CHEROKEE COUNTY, IA – For generations, families living alongside the Little Sioux River in Cherokee, Iowa have known that heavy rainfall would cause the river to swell its bounds and force some measure of floodwaters into their homes. The landscape in the area changed forever as a result of the Midwest Floods of 1993 that engulfed the area with record floodwaters. With a mission to enhance the safety of citizens and reduce the impact of future property damage, local, state and federal officials embarked on one of the largest property buyout and relocation programs in the state of Iowa.
The year 1993 brought one storm after the other: a snowy winter and then a wet spring, followed by the severe storms in late June and early July. This caused devastating flooding throughout Iowa and the Midwest region.
As heavy rainfall pushed the Little Sioux River over its banks, homes in a nearby low-lying area were flooded with up to 6 feet of water, more than many could recall from earlier storms.
“Since the flood-prone houses were situated along the bend of the river and were located at the lowest point in town, the 1993 flood severely damaged or pretty much wiped out everything down there,” said buyout participant James D. Agnitsch, the Street Department Superintendent for the city of Cherokee.
During major storms, the Street Department is tasked with closing roads, floodwater rescues, erecting safety devices, providing a physical presence, etc. Whenever the area would flood, Agnitsch had the added responsibility of protecting his own home, as he lived near the Little Sioux River, too.
“My family and I fought 24 hours to keep the floodwaters down inside our house with the help of sump pumps. After the flood, I noticed the doors in the house became difficult to open, and cracks began to appear on the walls. I knew that a flood of this magnitude would happen again,” said Agnitsch.
Funding became available as a result of a presidential disaster declaration to help remove people and their homes from the repetitive flood hazard area. Buyouts, sometimes called “acquisitions,” are voluntary. Homeowners agree to participate in the program and are paid pre-flood market value for their properties.
“I was never skeptical of the buyout option,” said Agnitsch. “I lived in the area even after seeing, as a child, my parents experience the wrath of the river. I was tired of fighting the river. I had to do it at work and at home. It became a big problem.”
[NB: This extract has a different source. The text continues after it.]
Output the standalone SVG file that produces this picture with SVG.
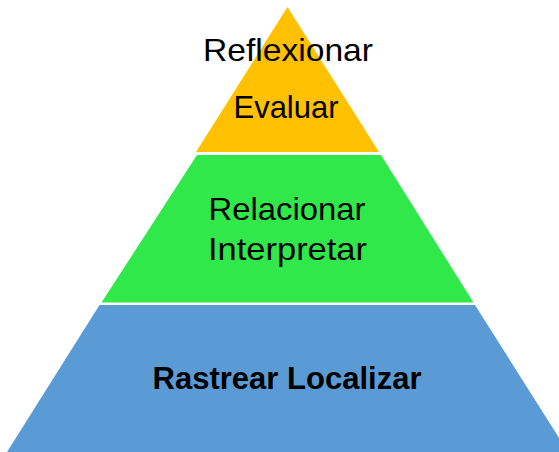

The city of Cherokee's total acquisition cost was about $7.2 million. The Federal Emergency Management Agency (FEMA), through their Hazard Mitigation Grant Program (HMGP), funded 75 percent of the project. The remaining 25 percent of the project cost was shared between the city of Cherokee and the state of Iowa. The Iowa Homeland Security and Emergency Management Division administered the funds.
“All but a handful of homeowners agreed to participate in the buyout program. Those remaining in the flood hazard area were mostly the elderly who found it the hardest to let go and move out, even though their property had major flood damage,” said Debra Taylor, the city clerk and treasurer.
“We are happy about the home we moved into. City officials treated us fantastic. We received a fair price for our home that would have been considerably less if we tried to sell the flood-prone home on our own. It could not have worked out any better,” said Agnitsch. “We are now high and dry.”
In all, the city of Cherokee’s acquisition program in the low-lying Little Sioux River flood area included 187 residential properties of which 156 were purchased and demolished, and 31 homes were relocated to higher ground. The total buyout area along the floodplain spanned 67 acres.
The cleared land is deed restricted to open space uses, thus reducing future federal disaster-related expenditures.
“Cherokee city officials held numerous mitigation fairs and community meetings to educate its citizens of their options and the buyout process. Even local students got involved as the National Park Service provided training on conserving open space and natural floodplains. As a result, students formulated recommendations on how to best use the remaining open space and presented their ideas to the community,” said Sandra Cox, a FEMA HMGP Grant Specialist at the time of the Cherokee buyout.
Today, the property is the home of a community horse arena that is used on weekends during the summer and is maintained by local volunteers. The bulk of the land remains green space.
“The city purchased property on higher grounds, within the Cherokee city limits, known as Colony Addition and established it specifically to provide an improved site for 22 of the 31 relocated homes. The houses were upgraded with better basements and foundations. As a result, most homeowners remained in the city, and the flood-prone, rundown properties are gone. Colony Addition looks as if the homes have always been there,” Taylor said.
Major flooding in late June 2010 again walloped the city. This time, about 8 inches of rain fell within a few hours. The Little Sioux River crested at 27.3 feet, more than 10 feet above the flood stage. By some accounts, flooding was worse than in 1993. But, thanks to the property buyouts, damage was much less severe along the Little Sioux River. A few of the homes remaining in the flood hazard zone were flooded again, as were some streets and part of the city’s infrastructure system still located in the area. However, most of the homes were already gone and the street crew did not have to worry about hauling enough sandbags to protect homes or rescuing numerous people from dangerous floodwaters.
“The flood buyout program eliminated a lot of problems,” said Agnitsch. “It was probably one of the best things that ever happened to us.”